Methodology: Black-Box Calibration
The core idea of Calibri is to insert a scaling coefficient $s$ into the DiT output formula: $$x_{l+1} = x_l + s \cdot ( ext{Block Output})$$
The authors explore three levels of granularity for these coefficients:
- Block Scaling: One $s$ per whole transformer block.
- Layer Scaling: Distinct $s$ for Attention and MLP layers.
- Gate Scaling: Specific $s$ for visual vs. textual gates (crucial for MM-DiT).
The Calibration Loop
Since reward models (HPSv3, PickScore) are often non-differentiable or "noisy" for standard optimizers, Calibri uses CMA-ES (Covariance Matrix Adaptation Evolution Strategy). It samples different sets of scaling parameters, generates images, evaluates them using a reward model, and evolves the parameters toward the highest scores.
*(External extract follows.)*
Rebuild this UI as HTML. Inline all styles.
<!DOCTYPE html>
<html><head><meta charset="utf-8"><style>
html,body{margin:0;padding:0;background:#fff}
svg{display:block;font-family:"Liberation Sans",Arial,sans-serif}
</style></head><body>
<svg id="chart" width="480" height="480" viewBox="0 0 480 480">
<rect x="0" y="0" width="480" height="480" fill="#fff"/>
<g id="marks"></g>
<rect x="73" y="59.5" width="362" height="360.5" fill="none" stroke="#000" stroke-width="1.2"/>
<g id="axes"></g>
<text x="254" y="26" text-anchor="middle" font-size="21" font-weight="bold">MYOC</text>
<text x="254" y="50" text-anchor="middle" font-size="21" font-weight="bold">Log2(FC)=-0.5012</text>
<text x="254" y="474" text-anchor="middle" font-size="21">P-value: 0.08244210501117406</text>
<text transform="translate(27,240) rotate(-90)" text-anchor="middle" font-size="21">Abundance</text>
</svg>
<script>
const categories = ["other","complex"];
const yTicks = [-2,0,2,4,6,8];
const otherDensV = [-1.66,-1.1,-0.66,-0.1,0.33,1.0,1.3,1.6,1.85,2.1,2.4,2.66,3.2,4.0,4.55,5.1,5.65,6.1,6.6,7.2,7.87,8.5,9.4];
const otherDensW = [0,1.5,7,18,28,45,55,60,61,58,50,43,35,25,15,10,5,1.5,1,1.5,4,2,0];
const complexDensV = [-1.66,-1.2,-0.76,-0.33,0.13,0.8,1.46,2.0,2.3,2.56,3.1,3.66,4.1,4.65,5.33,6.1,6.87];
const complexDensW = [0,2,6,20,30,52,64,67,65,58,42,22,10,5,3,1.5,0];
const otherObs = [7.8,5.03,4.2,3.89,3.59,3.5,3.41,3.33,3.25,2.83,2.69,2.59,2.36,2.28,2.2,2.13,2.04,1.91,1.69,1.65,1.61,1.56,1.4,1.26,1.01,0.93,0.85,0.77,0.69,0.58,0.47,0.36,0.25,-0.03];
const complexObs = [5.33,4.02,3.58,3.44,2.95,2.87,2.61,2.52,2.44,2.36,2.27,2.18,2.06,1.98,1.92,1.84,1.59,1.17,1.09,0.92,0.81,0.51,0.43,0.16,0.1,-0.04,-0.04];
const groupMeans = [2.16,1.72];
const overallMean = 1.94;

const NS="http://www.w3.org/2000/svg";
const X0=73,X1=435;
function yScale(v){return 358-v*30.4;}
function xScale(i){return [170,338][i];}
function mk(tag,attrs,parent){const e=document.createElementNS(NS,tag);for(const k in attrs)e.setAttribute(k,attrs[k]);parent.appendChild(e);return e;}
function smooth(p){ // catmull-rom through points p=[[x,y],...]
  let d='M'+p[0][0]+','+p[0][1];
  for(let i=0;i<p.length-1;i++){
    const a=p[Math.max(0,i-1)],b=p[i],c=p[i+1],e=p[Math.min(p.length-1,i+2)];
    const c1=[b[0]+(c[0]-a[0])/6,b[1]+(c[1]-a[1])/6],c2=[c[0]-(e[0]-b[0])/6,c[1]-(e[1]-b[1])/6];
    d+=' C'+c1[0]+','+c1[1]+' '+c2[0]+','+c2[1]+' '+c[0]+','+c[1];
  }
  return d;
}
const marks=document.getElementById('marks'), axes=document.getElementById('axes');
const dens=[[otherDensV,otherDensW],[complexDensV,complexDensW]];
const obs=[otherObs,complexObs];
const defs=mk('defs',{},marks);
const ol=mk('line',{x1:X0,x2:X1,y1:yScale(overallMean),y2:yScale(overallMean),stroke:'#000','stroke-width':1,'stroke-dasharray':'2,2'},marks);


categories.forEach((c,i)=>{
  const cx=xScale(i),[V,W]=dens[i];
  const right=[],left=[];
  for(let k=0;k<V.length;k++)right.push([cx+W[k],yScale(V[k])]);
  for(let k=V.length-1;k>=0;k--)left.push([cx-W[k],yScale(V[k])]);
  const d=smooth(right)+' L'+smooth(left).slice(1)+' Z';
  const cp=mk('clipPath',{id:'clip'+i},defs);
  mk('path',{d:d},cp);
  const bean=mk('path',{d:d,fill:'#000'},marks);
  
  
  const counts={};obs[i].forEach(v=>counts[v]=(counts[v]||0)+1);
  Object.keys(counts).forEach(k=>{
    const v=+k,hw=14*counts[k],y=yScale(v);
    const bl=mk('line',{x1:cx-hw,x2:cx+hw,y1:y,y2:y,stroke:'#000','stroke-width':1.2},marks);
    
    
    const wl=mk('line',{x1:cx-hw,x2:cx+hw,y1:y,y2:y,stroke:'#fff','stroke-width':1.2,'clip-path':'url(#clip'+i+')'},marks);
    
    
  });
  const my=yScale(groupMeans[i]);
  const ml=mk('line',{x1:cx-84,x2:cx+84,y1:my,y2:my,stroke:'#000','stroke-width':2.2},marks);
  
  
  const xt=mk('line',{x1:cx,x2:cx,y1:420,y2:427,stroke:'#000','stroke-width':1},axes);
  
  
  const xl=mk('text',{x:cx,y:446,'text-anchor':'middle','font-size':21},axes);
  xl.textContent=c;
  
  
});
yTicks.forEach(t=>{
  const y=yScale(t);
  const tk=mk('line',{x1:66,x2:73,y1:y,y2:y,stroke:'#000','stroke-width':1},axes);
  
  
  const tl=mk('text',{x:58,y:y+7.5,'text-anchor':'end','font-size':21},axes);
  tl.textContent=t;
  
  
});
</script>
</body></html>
Figure 1: The Calibri calibration loop using CMA-ES to optimize scaling coefficients.
Experiments: Higher Quality, Faster Speed
Calibri was tested on FLUX.1-dev, SD-3.5M, and Qwen-Image. The results show a "double win":
- Metric Boost: Significant jumps in HPSv3 (Human Preference Score) and Q-Align.
- Efficiency: Calibri naturally shifts the model's peak performance to earlier sampling steps. For instance, FLUX reaches better quality at 15 steps than the baseline does at 30.
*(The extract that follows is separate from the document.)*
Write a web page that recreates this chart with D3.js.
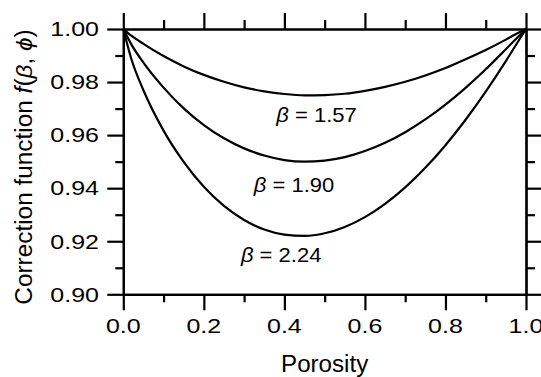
<!DOCTYPE html>
<html><head><meta charset="utf-8">
<script src="https://cdn.jsdelivr.net/npm/d3@7/dist/d3.min.js"></script>
<style>body{margin:0;background:#fff} svg{display:block}</style>
</head><body><svg id="c" width="541" height="377"></svg>
<script>
// ---- data ----
const porosity = [0, 0.02, 0.05, 0.10, 0.15, 0.20, 0.25, 0.30, 0.35, 0.40, 0.45, 0.50, 0.55, 0.60, 0.65, 0.70, 0.75, 0.80, 0.85, 0.90, 0.95, 0.98, 1.00];
const f157 = [1, 0.9975, 0.9944, 0.9898, 0.9859, 0.9827, 0.9801, 0.9780, 0.9765, 0.9755, 0.9750, 0.9751, 0.9756, 0.9767, 0.9782, 0.9801, 0.9825, 0.9853, 0.9886, 0.9921, 0.9960, 0.9985, 1];
const f190 = [1, 0.9942, 0.9873, 0.9779, 0.9701, 0.9638, 0.9588, 0.9550, 0.9523, 0.9506, 0.9500, 0.9504, 0.9517, 0.9540, 0.9571, 0.9611, 0.9659, 0.9715, 0.9778, 0.9848, 0.9924, 0.9970, 1];
const f224 = [1, 0.9887, 0.9769, 0.9617, 0.9499, 0.9405, 0.9333, 0.9280, 0.9244, 0.9225, 0.9220, 0.9230, 0.9254, 0.9291, 0.9341, 0.9403, 0.9477, 0.9562, 0.9658, 0.9764, 0.9879, 0.9952, 1];
const betaValues = ["1.57", "1.90", "2.24"];
const labelAnchorX = [0.480, 0.424, 0.392];
const labelAnchorY = [0.9651, 0.9387, 0.9123];
const xTicks = [0, 0.2, 0.4, 0.6, 0.8, 1.0];
const xTickLabels = ["0.0", "0.2", "0.4", "0.6", "0.8", "1.0"];
const xMinor = [0.1, 0.3, 0.5, 0.7, 0.9];
const yTicks = [0.90, 0.92, 0.94, 0.96, 0.98, 1.00];
const yTickLabels = ["0.90", "0.92", "0.94", "0.96", "0.98", "1.00"];
const yMinor = [0.91, 0.93, 0.95, 0.97, 0.99];
const xTitle = "Porosity";
const yTitle = "Correction function ";

// ---- layout ----
const L = 123.3, R = 526, T = 29, B = 294.3;
const FONT = "'Liberation Sans', Arial, Helvetica, sans-serif";
const SW = 2.2;
const svg = d3.select("#c");
const x = d3.scaleLinear().domain([0, 1]).range([L, R]);
const y = d3.scaleLinear().domain([0.9, 1.0]).range([B, T]);

function axis(gen, tr, vals, size) {
  const g = svg.append("g").attr("transform", tr)
    .call(gen.tickValues(vals).tickSize(size).tickSizeOuter(0).tickFormat(""));
  g.selectAll("line").attr("stroke", "#000").attr("stroke-width", SW);
  g.select(".domain").attr("stroke", "#000").attr("stroke-width", SW);
  g.selectAll("text").remove();
  return g;
}
axis(d3.axisBottom(x), `translate(0,${B})`, xTicks, 16);
axis(d3.axisBottom(x), `translate(0,${B})`, xMinor, 8);
axis(d3.axisTop(x), `translate(0,${T})`, xTicks, 16);
axis(d3.axisTop(x), `translate(0,${T})`, xMinor, 9);
axis(d3.axisLeft(y), `translate(${L},0)`, yTicks, 16);
axis(d3.axisLeft(y), `translate(${L},0)`, yMinor, 8);
axis(d3.axisRight(y), `translate(${R},0)`, yTicks, 16);
axis(d3.axisRight(y), `translate(${R},0)`, yMinor, 9);

// tick labels
const SX = 1.22;
svg.append("g").selectAll("g").data(xTicks).join("g")
  .attr("transform", d => `translate(${x(d)},${B + 39}) scale(${SX},1)`)
  .append("text").attr("text-anchor", "middle")
  .attr("font-family", FONT).attr("font-size", 20.5)
  .text((d, i) => xTickLabels[i]);
svg.append("g").selectAll("g").data(yTicks).join("g")
  .attr("transform", d => `translate(99,${y(d) + 7.3}) scale(${SX},1)`)
  .append("text").attr("text-anchor", "end")
  .attr("font-family", FONT).attr("font-size", 20.5)
  .text((d, i) => yTickLabels[i]);

// curves
const line = d3.line().x((d, i) => x(porosity[i])).y(d => y(d)).curve(d3.curveMonotoneX);
[f157, f190, f224].forEach(s => {
  svg.append("path").attr("d", line(s)).attr("fill", "none")
    .attr("stroke", "#000").attr("stroke-width", SW);
});

// beta labels
betaValues.forEach((v, i) => {
  const t = svg.append("g")
    .attr("transform", `translate(${x(labelAnchorX[i])},${y(labelAnchorY[i])}) scale(1.1,1)`)
    .append("text").attr("text-anchor", "middle")
    .attr("font-family", FONT).attr("font-size", 20);
  t.append("tspan").attr("font-style", "italic").text("β");
  t.append("tspan").text(" = " + v);
});

// axis titles
svg.append("g").attr("transform", `translate(${(L + R) / 2},371.5) scale(1.05,1)`)
  .append("text").attr("text-anchor", "middle")
  .attr("font-family", FONT).attr("font-size", 23).text(xTitle);
const yt = svg.append("g").attr("transform", `translate(31.5,167) rotate(-90) scale(1.06,1)`)
  .append("text").attr("text-anchor", "middle")
  .attr("font-family", FONT).attr("font-size", 23);
yt.append("tspan").text(yTitle);
yt.append("tspan").attr("font-style", "italic").text("f");
yt.append("tspan").text("(");
yt.append("tspan").attr("font-style", "italic").text("β");
yt.append("tspan").text(", ");
yt.append("tspan").attr("font-style", "italic").text("ϕ");
yt.append("tspan").text(")");
</script></body></html>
Table 1: Quantitative gains across different backbones showing improved metrics at lower NFE (Number of Function Evaluations).
Calibri vs. Flow-GRPO (RL)
In a head-to-head against Flow-GRPO (a state-of-the-art RL alignment method), Calibri updated only 216 parameters compared to GRPO's 18.78 million. Despite this 87,000x difference in parameter count, Calibri achieved comparable or superior PickScore alignment.
Deep Insight: The Power of Ensembling
Calibri also introduces Calibri Ensemble, which combines multiple calibrated versions of the same model. This generalizes techniques like "Skip Layer Guidance," allowing for custom "guidance" logic that boosts performance across all inference steps, as shown in the authors' analysis of sampling step curves.
Critical Analysis & Conclusion
Takeaway: Calibri proves that the architectural "balance" of DiT models is just as important as the weights themselves. By focusing on parameter-efficient calibration, we can align models to human preferences with minimal GPU hours (~32 hours for FLUX) and gain a permanent inference speed-up.
Limitations: The method is heavily dependent on the quality of the Reward Model used. If the reward model is blind to anatomical artifacts (like "six-fingered hands"), Calibri might "reward hack" and stabilize those artifacts.
Future Work: This technique could likely be extended beyond image generation to Video DiTs, where the computational cost of full fine-tuning is even more prohibitive.
Senior Editor's Note: Calibri represents a pragmatic shift in AI research—moving away from "brute-force fine-tuning" toward "intelligent architectural refinement."